An interior decorator handles furniture selection, curtains and blinds, rugs, wall art, paint colors, cushions and accessories, styling and the arrangement of decorative items. They take a space that already exists and works functionally and transform its visual appearance to make it more beautiful, more cohesive and more reflective of the client’s personality and taste.

Using the same practical example — a client says my living room is empty and I want it to look luxurious. An interior decorator would select the perfect sofa, choose a color palette, source artwork, select decorative pieces and style the entire space to create a look of luxury and elegance. No walls are moved, no structural changes are made — but the visual transformation can be extraordinary.

The Overlap and the Confusion

Here is where things get complicated and where much of the controversy arises. There is genuine overlap between the two professions and many talented professionals work competently in both areas. Someone can be both a skilled space planner and an exceptional decorator — the two skill sets are not mutually exclusive.

In Nigeria particularly the term interior designer is used as a general catch-all term even when the person being described mainly does decorating and styling. This is partly a matter of professional perception and partly a reflection of the reality that formal interior design education is less accessible in Nigeria than decorating skills which can be developed through practice, observation and self-study.

I personally have had to clarify this distinction many times and it remains something that many people never quite get right. It can be both funny and genuinely frustrating. I have encountered situations where an interior decorator is dismissed as merely a curtain hanger or someone who decorates event venues — a misunderstanding that dramatically undervalues the skill, creativity and expertise that professional interior decorating requires.

This misunderstanding is partly why I have come to introduce myself as someone specializing in interior and exterior beautification. This term more accurately captures the full scope of what a professional decorator does without the baggage of confusion that comes with the designer versus decorator debate. Because here is something that many people miss — an interior decorator’s expertise does not end at interior matters just because the word interior appears in the title. Many skilled decorators work extensively on exterior spaces as well.

The Problem of Unqualified Practitioners

There is another side to this debate that deserves honest discussion. The interior design and decoration field in Nigeria has been infiltrated by people who lack the prerequisite knowledge and training to practice professionally but who project themselves as interior designers regardless. This happens sometimes out of genuine ignorance and sometimes as a deliberate attempt to command higher fees and greater respect than their actual skills warrant.

This is damaging to the profession as a whole. When unqualified practitioners deliver poor results it reflects badly on all professionals in the field and makes clients more skeptical and less willing to pay fair prices for genuine expertise. The solution is greater professionalism, better industry standards and more public education about what to look for when hiring an interior professional.

Anyone can be trained and develop competence in both interior design and interior decoration provided they acquire the necessary knowledge and put in the work to develop genuine skill. The key word is trained. The field rewards those who invest seriously in their development and punishes those who try to shortcut their way to professional status.

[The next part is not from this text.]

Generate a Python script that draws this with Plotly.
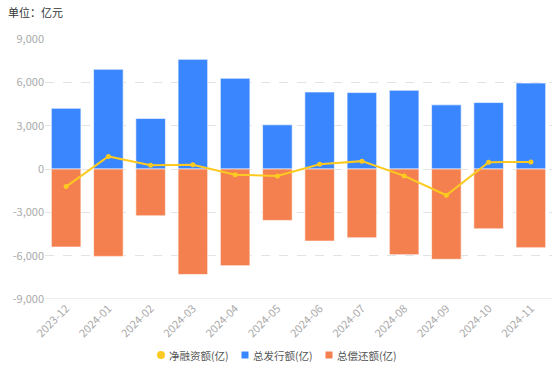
import plotly.graph_objects as go

months = ["2023-12", "2024-01", "2024-02", "2024-03", "2024-04", "2024-05",
          "2024-06", "2024-07", "2024-08", "2024-09", "2024-10", "2024-11"]
issuance = [4200, 6900, 3500, 7590, 6280, 3060, 5330, 5290, 5450, 4440, 4600, 5950]
repayment = [-5400, -6050, -3240, -7300, -6690, -3560, -4990, -4760, -5930, -6250, -4140, -5450]
net_financing = [-1220, 870, 255, 300, -395, -485, 325, 545, -480, -1815, 475, 480]
series_names = ["净融资额(亿)", "总发行额(亿)", "总偿还额(亿)"]

y_ticks = [-9000, -6000, -3000, 0, 3000, 6000, 9000]
y_tick_text = ["-9,000", "-6,000", "-3,000", "0", "3,000", "6,000", "9,000"]

FONT = "Noto Sans CJK SC, Noto Sans, sans-serif"
BLUE = "#3a86fe"
ORANGE = "#f5804f"
YELLOW = "#fcca20"
colors = [YELLOW, BLUE, ORANGE]

W, H = 554, 370
L, R, T, B = 45, 2, 39, 71
pw, ph = W - L - R, H - T - B


def px(x):
    return (x - L) / pw


def py(y):
    return (H - B - y) / ph


fig = go.Figure()
fig.add_trace(go.Bar(
    x=months, y=issuance, name=series_names[1],
    marker=dict(color=BLUE, line=dict(color="rgba(255,255,255,0.6)", width=1)),
))
fig.add_trace(go.Bar(
    x=months, y=repayment, name=series_names[2],
    marker=dict(color=ORANGE, line=dict(color="rgba(255,255,255,0.6)", width=1)),
))
fig.add_trace(go.Scatter(
    x=months, y=net_financing, name=series_names[0], mode="lines+markers",
    line=dict(color=YELLOW, width=2),
    marker=dict(color=YELLOW, size=5, symbol="circle"),
))

annotations = [dict(text="单位：亿元", xref="paper", yref="paper", x=px(6), y=py(12),
                    xanchor="left", yanchor="middle", showarrow=False,
                    font=dict(family=FONT, size=11, color="#333333"))]
shapes = [dict(type="line", xref="paper", yref="y", x0=0, x1=1, y0=-9000, y1=-9000,
               line=dict(color="#d9d9d9", width=1))]

# custom legend (symbol centre x, text start x)
legend_y = 355
legend_pos = [(161, 169), (245, 253), (329, 337)]
for i, (name, (sx, tx)) in enumerate(zip(series_names, legend_pos)):
    if i == 0:
        shapes.append(dict(type="circle", xref="paper", yref="paper",
                           x0=px(sx - 4), x1=px(sx + 4), y0=py(legend_y + 4), y1=py(legend_y - 4),
                           fillcolor=colors[i], line=dict(width=0)))
    else:
        shapes.append(dict(type="rect", xref="paper", yref="paper",
                           x0=px(sx - 3.5), x1=px(sx + 3.5), y0=py(legend_y + 3.5), y1=py(legend_y - 3.5),
                           fillcolor=colors[i], line=dict(width=0)))
    annotations.append(dict(text=name, xref="paper", yref="paper", x=px(tx), y=py(legend_y),
                            xanchor="left", yanchor="middle", showarrow=False, xshift=-2,
                            font=dict(family=FONT, size=10.5, color="#555555")))

fig.update_layout(
    width=W, height=H,
    margin=dict(l=L, r=R, t=T, b=B, autoexpand=False),
    paper_bgcolor="white", plot_bgcolor="white",
    barmode="relative", bargap=0.3,
    font=dict(family=FONT, size=11, color="#999999"),
    showlegend=False,
    annotations=annotations,
    shapes=shapes,
)

fig.update_xaxes(
    type="category", range=[-0.5, len(months) - 0.5], tickangle=-45,
    showgrid=False, zeroline=False, automargin=False,
    showline=False, ticks="", tickfont=dict(size=11, color="#aaaaaa"),
)
fig.update_yaxes(
    range=[-9000, 9000], tickvals=y_ticks, ticktext=y_tick_text, automargin=False,
    showgrid=True, gridcolor="#e3e3e3", griddash="dash", gridwidth=1,
    zeroline=False, showline=False, ticks="",
    tickfont=dict(size=11, color="#aaaaaa"),
)

fig.write_html("out.html", config={"displayModeBar": False},
               post_script="document.body.style.margin='0px';")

A Simple Way to Remember the Difference

If you want a simple rule to help you remember the distinction think of it this way. A designer changes how the space works. A decorator changes how the space looks. Both are valuable. Both require real skill. And both deserve respect and appropriate compensation for their expertise.

When hiring an interior professional be clear about what you actually need. If your space has functional problems — poor layout, inadequate storage, bad lighting — you may need an interior designer. If your space works well but looks uninspiring, empty or incoherent, an interior decorator is likely the right professional for your needs. And if you find a talented professional who does both well consider yourself fortunate.

The work of a skilled interior decorator in a nutshell is to ensure that your space has a look that cannot be ignored. A space that makes visitors stop and say wow the moment they walk in. A space that reflects your personality, your taste and your aspirations. That is what great interior decoration achieves and it is no small thing.